Tragen religiöser Zeichen am Arbeitsplatz
Urteil des Gerichtshofs in der Rechtssache C-148/22
Tragen religiöser Zeichen am Arbeitsplatz: Eine öffentliche Verwaltung kann entscheiden, allen ihren Beschäftigten das Tragen solcher Zeichen zu verbieten
Die nationalen Gerichte überprüfen, ob die getroffenen Maßnahmen die Religionsfreiheit mit den diesem
Verbot zugrunde liegenden rechtmäßigen Zielen in Einklang bringen
Eine öffentliche Verwaltung kann das sichtbare Tragen von Zeichen, die weltanschauliche oder religiöse Überzeugungen erkennen lassen, verbieten, um ein vollständig neutrales Verwaltungsumfeld zu schaffen. Eine solche Regel ist nicht diskriminierend, wenn sie allgemein und unterschiedslos auf das gesamte Personal dieser Verwaltung angewandt wird und sich auf das absolut Notwendige beschränkt.
Einer Bediensteten der Gemeinde Ans (Belgien), die als Büroleiterin ganz überwiegend ohne Publikumskontakt tätig ist, wurde es untersagt, am Arbeitsplatz das islamische Kopftuch zu tragen. Anschließend änderte die Gemeinde ihre Arbeitsordnung und schrieb in der Folge ihren Arbeitnehmern eine strikte Neutralität vor: Jede Form von Proselytismus ist untersagt, und das Tragen von auffälligen Zeichen ideologischer oder religiöser Zugehörigkeit ist allen Arbeitnehmern, auch denen, die keinen Publikumskontakt haben, verboten.

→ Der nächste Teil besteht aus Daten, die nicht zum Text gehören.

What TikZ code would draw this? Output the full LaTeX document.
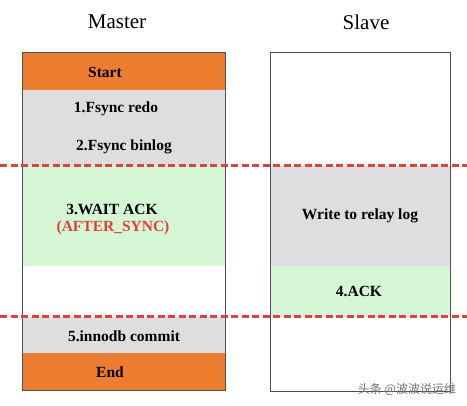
\documentclass[tikz,border=0pt]{standalone}
\usepackage{fontspec}
\setmainfont{Liberation Serif}
\newfontfamily\cjkfont{Noto Sans CJK SC}
\usepackage{xcolor}
\usetikzlibrary{positioning, calc}
\definecolor{stepOrange}{RGB}{237, 125, 49}
\definecolor{stepGray}{RGB}{222, 222, 222}
\definecolor{stepGreen}{RGB}{212, 246, 212}
\definecolor{cutRed}{RGB}{217, 68, 62}
\definecolor{syncRed}{RGB}{224, 64, 58}
\definecolor{frameGray}{RGB}{80, 80, 80}
\tikzset{
    seg/.style={rectangle, inner sep=0pt, outer sep=0pt, minimum width=203pt},
    slaveseg/.style={rectangle, inner sep=0pt, outer sep=0pt, minimum width=180pt},
    segtext/.style={font=\fontsize{15.5}{18}\selectfont\bfseries, inner sep=1pt},
    title/.style={font=\fontsize{21}{24}\selectfont},
    cutline/.style={cutRed, line width=3pt, dash pattern=on 7pt off 3.5pt},
    frame/.style={frameGray, line width=0.9pt}
}

\begin{document}
\begin{tikzpicture}[x=1pt, y=-1pt]
    \useasboundingbox[fill=white] (0,0) rectangle (467,406);

    % Titles
    \node[title] (master) at (117,22) {Master};
    \node[title] (slave) at (366,22) {Slave};

    % Master column
    \node[seg, fill=stepOrange, minimum height=38pt] (start) at (123.5,71) {};
    \node[seg, fill=stepGray, minimum height=37pt, below=0pt of start] (redo) {};
    \node[seg, fill=stepGray, minimum height=38pt, below=0pt of redo] (binlog) {};
    \node[seg, fill=stepGreen, minimum height=101pt, below=0pt of binlog] (wait) {};
    \node[seg, fill=white, minimum height=51pt, below=0pt of wait] (gap) {};
    \node[seg, fill=stepGray, minimum height=36pt, below=0pt of gap] (commit) {};
    \node[seg, fill=stepOrange, minimum height=37pt, below=0pt of commit] (finish) {};
    \draw[black!12, line width=0.5pt] (redo.south west) -- (redo.south east);
    \draw[frame] (start.north west) rectangle (finish.south east);

    % Slave column
    \node[slaveseg, fill=white, minimum height=114pt] (idle) at (360,109) {};
    \node[slaveseg, fill=stepGray, minimum height=100pt, below=0pt of idle] (relay) {};
    \node[slaveseg, fill=stepGreen, minimum height=51pt, below=0pt of relay] (ack) {};
    \node[slaveseg, fill=white, minimum height=74pt, below=0pt of ack] (rest) {};
    \draw[frame] (idle.north west) rectangle (rest.south east);

    % Labels
    \node[segtext] (startT) at (105,72) {Start};
    \node[segtext] (redoT) at (116,109) {1.Fsync redo};
    \node[segtext] (binlogT) at (124,147) {2.Fsync binlog};
    \node[segtext] (waitT) at (112,209) {3.WAIT ACK};
    \node[segtext, text=syncRed] (syncT) at (113,228) {(AFTER\_SYNC)};
    \node[segtext] (commitT) at (124,336) {5.innodb commit};
    \node[segtext] (endT) at (110,372) {End};
    \node[segtext] (relayT) at (360,216) {Write to relay log};
    \node[segtext] (ackT) at (359,291) {4.ACK};

    % Sync points
    \coordinate (cutA1) at (0,166);
    \coordinate (cutA2) at (467,166);
    \coordinate (cutB1) at (0,317);
    \coordinate (cutB2) at (467,317);
    \draw[cutline] (cutA1) -- (cutA2);
    \draw[cutline] (cutB1) -- (cutB2);

    % Watermark
    \node[font=\cjkfont\fontsize{12}{14}\selectfont, text=black!55] (mark) at (407,389) {头条 @波波说运维};
\end{tikzpicture}
\end{document}
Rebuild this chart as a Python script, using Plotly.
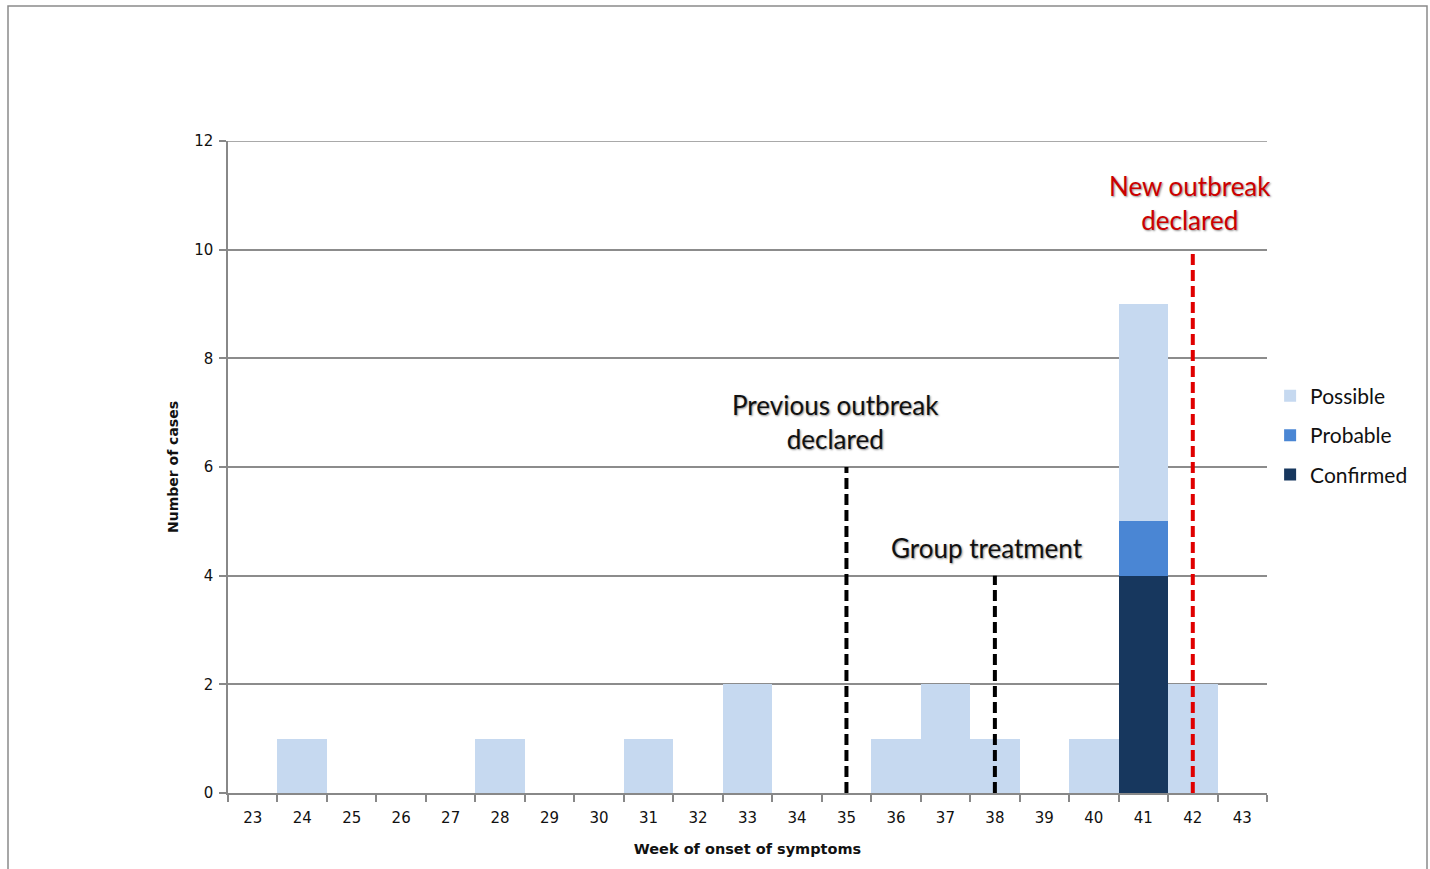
import plotly.graph_objects as go

weeks = list(range(23, 44))
week_labels = [str(w) for w in weeks]
possible = [0, 1, 0, 0, 0, 1, 0, 0, 1, 0, 2, 0, 0, 1, 2, 1, 0, 1, 4, 2, 0]
probable = [0, 0, 0, 0, 0, 0, 0, 0, 0, 0, 0, 0, 0, 0, 0, 0, 0, 0, 1, 0, 0]
confirmed = [0, 0, 0, 0, 0, 0, 0, 0, 0, 0, 0, 0, 0, 0, 0, 0, 0, 0, 4, 0, 0]
y_ticks = [0, 2, 4, 6, 8, 10, 12]

event_weeks = [35, 38, 42]
event_heights = [6, 4, 10]
event_colors = ["#000000", "#000000", "#e00000"]
event_texts = ["Previous outbreak<br>declared", "Group treatment", "New outbreak<br>declared"]
event_text_colors = ["#111111", "#111111", "#cc0000"]
event_text_x = [34.78, 37.85, 41.95]
event_text_y = [6.19, 4.18, 10.22]

fig = go.Figure()
fig.add_bar(x=weeks, y=confirmed, name="Confirmed", legendrank=3, legendgroup="c",
            marker=dict(color="#17375e", line_width=0))
fig.add_bar(x=weeks, y=probable, name="Probable", legendrank=2, legendgroup="b",
            marker=dict(color="#4a86d4", line_width=0))
fig.add_bar(x=weeks, y=possible, name="Possible", legendrank=1, legendgroup="a",
            marker=dict(color="#c6d9f0", line_width=0))

for w, h, c in zip(event_weeks, event_heights, event_colors):
    fig.add_shape(type="line", xref="x", yref="y", x0=w, x1=w, y0=0, y1=h,
                  line=dict(color=c, width=4, dash="11px,5px"), layer="above")

for t, x, y, c in zip(event_texts, event_text_x, event_text_y, event_text_colors):
    fig.add_annotation(x=x, y=y, xref="x", yref="y", text=t, showarrow=False,
                       yanchor="bottom", xanchor="center",
                       font=dict(family="Lato", size=26, color=c,
                                 shadow="1px 1px 2px rgba(0,0,0,0.45)"))

# top gridline at max tick
fig.add_shape(type="line", xref="paper", yref="y", x0=0, x1=1,
              y0=max(y_ticks), y1=max(y_ticks), line=dict(color="#8c8c8c", width=1.5))

W, H = 1430, 869
L, R, T, B = 228, 1267, 141, 793
pw, ph = R - L, B - T
fig.add_shape(type="rect", xref="paper", yref="paper",
              x0=(8 - L) / pw, x1=(1427 - L) / pw,
              y0=(B - 880) / ph, y1=(B - 6) / ph,
              line=dict(color="#8a8a8a", width=1.5), fillcolor="rgba(0,0,0,0)", layer="below")

fig.update_layout(
    width=W, height=H,
    margin=dict(l=L, r=W - R, t=T, b=H - B),
    paper_bgcolor="white", plot_bgcolor="white",
    barmode="stack", bargap=0,
    font=dict(family="DejaVu Sans", color="#111111"),
    legend=dict(x=1.003, y=0.64, xanchor="left", yanchor="top", traceorder="grouped",
                font=dict(family="Lato", size=21, color="#111111"), itemwidth=30,
                tracegroupgap=9, bgcolor="rgba(0,0,0,0)"),
    showlegend=True,
)
fig.update_xaxes(
    range=[22.5, 43.5], tickmode="array", tickvals=weeks, ticktext=week_labels,
    ticks="", showgrid=False, showline=True, linecolor="#888888", linewidth=1.5,
    tickfont=dict(family="DejaVu Sans", size=15, color="#111111"),
    ticklabelstandoff=10,
    minor=dict(tick0=22.5, dtick=1, ticks="outside", ticklen=7, tickcolor="#888888",
               tickwidth=1.5, showgrid=False),
    title=dict(text="<b>Week of onset of symptoms</b>", standoff=18,
               font=dict(family="DejaVu Sans", size=14.5, color="#111111")),
    zeroline=False,
)
fig.update_yaxes(
    range=[0, 12], tickmode="array", tickvals=y_ticks,
    showgrid=True, gridcolor="#8c8c8c", gridwidth=1.5,
    ticks="outside", ticklen=7, tickcolor="#888888", tickwidth=1.5,
    showline=True, linecolor="#888888", linewidth=1.5, zeroline=False,
    tickfont=dict(family="DejaVu Sans", size=15, color="#111111"),
    ticklabelstandoff=3,
    title=dict(text="<b>Number of cases</b>", standoff=12,
               font=dict(family="DejaVu Sans", size=14, color="#111111")),
)

fig.write_html("out.html", config={"displayModeBar": False},
               post_script="document.body.style.margin='0';document.body.style.overflow='hidden';")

Die Betroffene möchte feststellen lassen, dass sie in ihrer Religionsfreiheit verletzt wurde und diskriminiert wird.
Dem mit dem Rechtsstreit befassten Arbeitsgericht Lüttich stellt sich die Frage, ob die von der Gemeinde
aufgestellte Regel der strikten Neutralität eine gegen das Unionsrecht verstoßende Diskriminierung begründet.
Der Gerichtshof antwortet, dass die Politik der strikten Neutralität, die eine öffentliche Verwaltung ihren Arbeitnehmern gegenüber durchsetzen will, um bei sich ein vollständig neutrales Verwaltungsumfeld zu schaffen, als durch ein rechtmäßiges Ziel sachlich gerechtfertigt angesehen werden kann. Ebenso gerechtfertigt ist die Entscheidung einer anderen öffentlichen Verwaltung für eine Politik, die allgemein und undifferenziert das Tragen
von sichtbaren Zeichen u. a. weltanschaulicher oder religiöser Überzeugungen, auch bei Publikumskontakt, gestattet, oder ein Verbot des Tragens solcher Zeichen beschränkt auf Situationen, in denen es zu Publikumskontakt kommt.
Die Mitgliedstaaten und die unterhalb der staatlichen Ebene angesiedelten Einheiten verfügen nämlich über einen Wertungsspielraum bei der Ausgestaltung der Neutralität des öffentlichen Dienstes, die sie in dem für sie
spezifischen Kontext am Arbeitsplatz fördern wollen. Dieses Ziel muss aber in kohärenter und systematischer Weise verfolgt werden, und die zu seiner Erreichung getroffenen Maßnahmen müssen sich auf das absolut Notwendige beschränken.
Es ist Sache der nationalen Gerichte, zu prüfen, ob diese Anforderungen erfüllt sind.